Gays will now be as drearily suburban as the rest of us. A couple of years back, I saw a picture in the paper of two chubby old queens tying the knot at City Hall in Vancouver, and the thought occurred that Western liberalism had finally succeeded in boring all the fun out of homosexuality.

He does have a sense of humor amid reflections on a dying culture.

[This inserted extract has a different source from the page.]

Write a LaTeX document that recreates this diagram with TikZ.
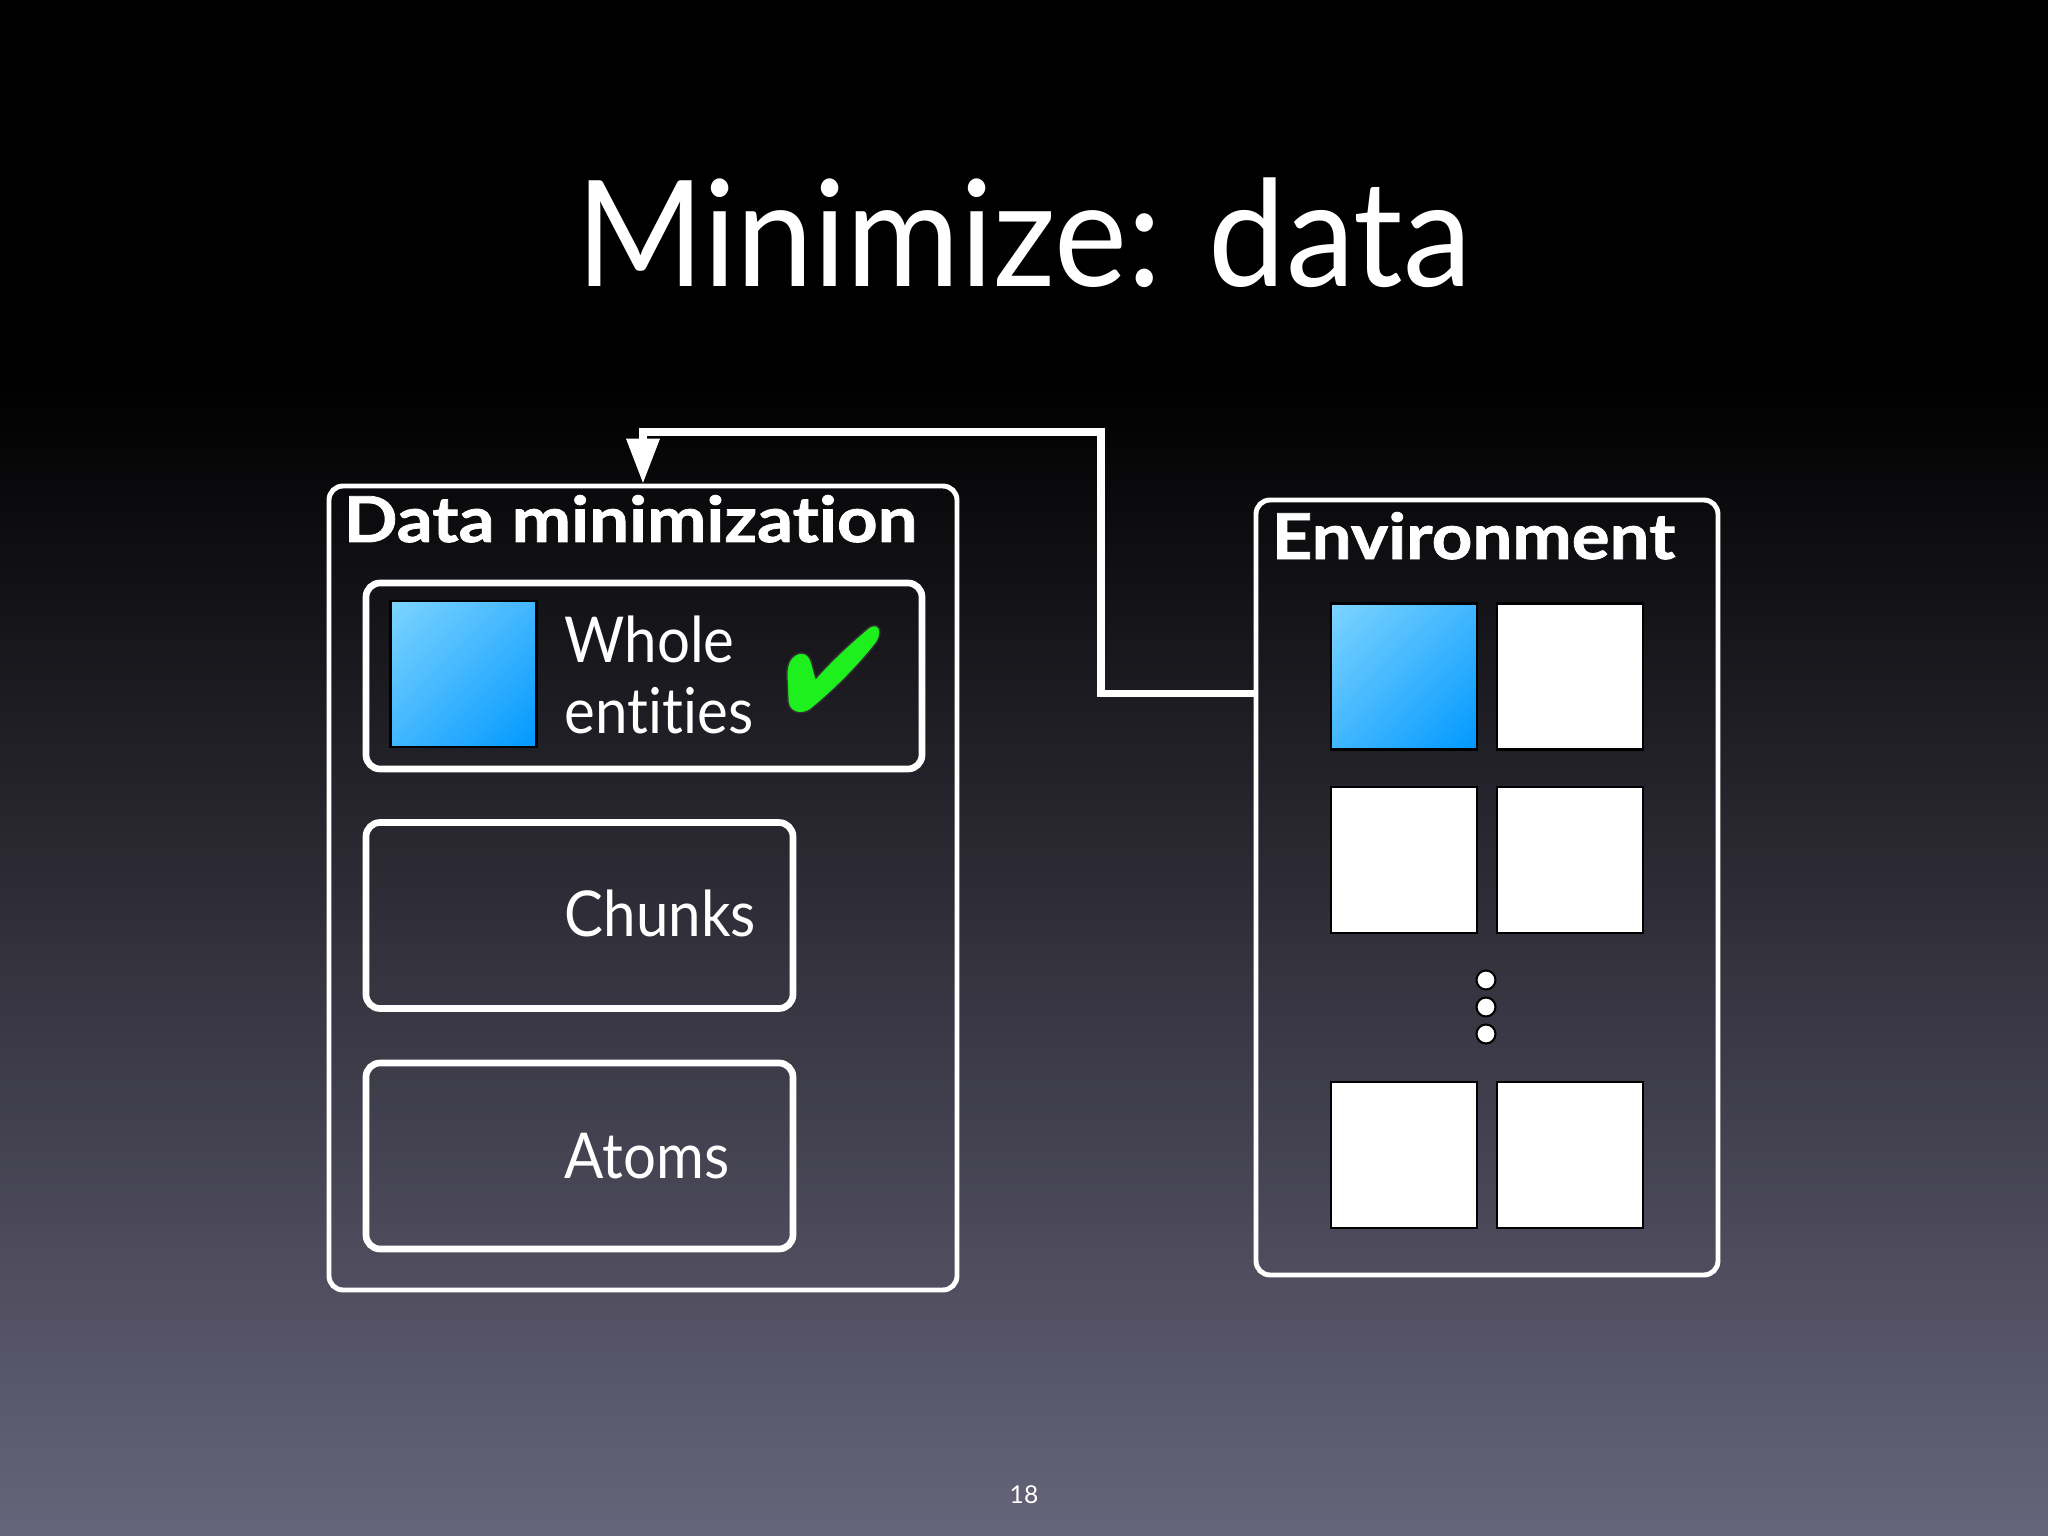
\documentclass[tikz,border=0pt]{standalone}
\usepackage{fontspec}
\setmainfont{Lato}[Ligatures = NoCommon]
\newfontfamily\titlefont{Lato}[FakeStretch = 0.935, Ligatures = NoCommon]
\newfontfamily\bodyfont{Lato}[FakeStretch = 0.92, Ligatures = NoCommon]
\newfontfamily\headfont{Lato}[FakeStretch = 1.12, FakeBold = 1.2, Ligatures = NoCommon]
\usetikzlibrary{arrows.meta, shadings}
\definecolor{bgmid}{RGB}{44,42,84}
\definecolor{bgbot}{RGB}{102,100,122}
\definecolor{bluelt}{RGB}{125,212,255}
\definecolor{bluemid}{RGB}{65,182,255}
\definecolor{bluedk}{RGB}{0,152,255}
\definecolor{tick}{RGB}{30,240,30}
\begin{document}
\begin{tikzpicture}[
        panel/.style = {draw = white, line width = 1.4pt, rounded corners = 4pt, inner sep = 0pt},
        choice/.style = {draw = white, line width = 1.9pt, rounded corners = 4pt, inner sep = 0pt, minimum height = 1.86cm},
        entity/.style = {draw = black, fill = white, line width = 0.6pt, minimum size = 1.46cm, inner sep = 0pt},
        blueentity/.style = {entity, upper left = bluelt, upper right = bluemid, lower left = bluemid, lower right = bluedk},
        heading/.style = {text = white, font = \headfont\bfseries\fontsize{18}{18}\selectfont, anchor = base west, inner sep = 0pt},
        choicetext/.style = {text = white, font = \bodyfont\fontsize{18}{18}\selectfont, anchor = base west, inner sep = 0pt},
        moredot/.style = {circle, draw = black, fill = white, line width = 0.6pt, minimum size = 0.19cm, inner sep = 0pt},
        flow/.style = {draw = white, line width = 2pt, -{Triangle[length = 4.5mm, width = 3.2mm]}}
    ]
        % slide background
        \useasboundingbox (0,0) rectangle (20.48,-15.36);
        \fill[black] (0,0) rectangle (20.48,-3.8);
        \shade[top color = black, middle color = bgmid, bottom color = bgbot] (0,-3.8) rectangle (20.48,-15.36);
        \node[text = white, font = \titlefont\fontsize{42}{42}\selectfont, anchor = base, inner sep = 0pt] (title) at (10.24,-2.87) {Minimize: data};
        \node[text = white, font = \fontsize{7}{7}\selectfont, inner sep = 0pt] (page) at (10.24,-14.95) {18};
        % left panel
        \node[panel, minimum width = 6.28cm, minimum height = 8.04cm] (dm) at (6.43,-8.88) {};
        \node[heading] (dmtitle) at (3.43,-5.42) {Data minimization};
        \node[choice, minimum width = 5.56cm] (whole) at (6.44,-6.76) {};
        \node[choice, minimum width = 4.27cm] (chunks) at (5.795,-9.155) {};
        \node[choice, minimum width = 4.27cm] (atoms) at (5.795,-11.56) {};
        \node[blueentity] (wholesq) at (4.635,-6.74) {};
        \begin{scope}[every node/.append style = {choicetext}]
            \node (wholea) at (5.64,-6.63) {Whole};
            \node (wholeb) at (5.64,-7.34) {entities};
            \node (chunkst) at (5.64,-9.36) {Chunks};
            \node (atomst) at (5.64,-11.78) {Atoms};
        \end{scope}
        % tick
        \fill[tick, draw = black!80, line width = 0.4pt] (8.00,-6.53) .. controls (7.88,-6.56) and (7.86,-6.68) .. (7.87,-6.80)
            -- (7.88,-7.02) .. controls (7.89,-7.12) and (8.00,-7.16) .. (8.10,-7.10)
            .. controls (8.35,-6.90) and (8.62,-6.62) .. (8.77,-6.42)
            .. controls (8.81,-6.36) and (8.81,-6.28) .. (8.77,-6.26)
            .. controls (8.74,-6.25) and (8.70,-6.26) .. (8.67,-6.29)
            .. controls (8.48,-6.45) and (8.30,-6.62) .. (8.16,-6.78)
            .. controls (8.13,-6.70) and (8.12,-6.60) .. (8.09,-6.57)
            .. controls (8.07,-6.54) and (8.04,-6.53) .. cycle;
        % right panel
        \node[panel, minimum width = 4.62cm, minimum height = 7.75cm] (env) at (14.87,-8.875) {};
        \node[heading] (envtitle) at (12.71,-5.59) {Environment};
        \node[blueentity] (e11) at (14.04,-6.765) {};
        \node[entity] (e12) at (15.70,-6.765) {};
        \node[entity] (e21) at (14.04,-8.60) {};
        \node[entity] (e22) at (15.70,-8.60) {};
        \node[entity] (e31) at (14.04,-11.55) {};
        \node[entity] (e32) at (15.70,-11.55) {};
        \foreach \y [count = \i] in {-9.80,-10.07,-10.34}
            \node[moredot] (d\i) at (14.86,\y) {};
        % feedback
        \draw[flow] ([yshift = 19.4mm]env.west) -| (11.01,-4.32) -| (dm.north);
    \end{tikzpicture}
\end{document}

In the upper echelons of society, our elites practice what they don’t preach. Scrupulously nonjudgmental about everything except traditional Christian morality, they nevertheless lead lives in which, as Charles Murray documents in his book Coming Apart, marriage is still expected to be a lifelong commitment. It is easy to see moneyed gay newlyweds moving into such enclaves, and making a go of it. As the Most Reverend Justin Welby, the new Archbishop of Canterbury and head of the worldwide Anglican Communion, said just before his enthronement the other day, “You see gay relationships that are just stunning in the quality of the relationship.” “Stunning”: What a fabulous endorsement! But, amongst the type of gay couple that gets to dine with the Archbishop of Canterbury, he’s probably right.

The problem, as pointed out years ago by Vice President Dan Quayle, is that the elites set the pattern for those whose lives cannot succeed without the structures of traditional society. They set the pattern, unfortunately, by what they say, not what they do.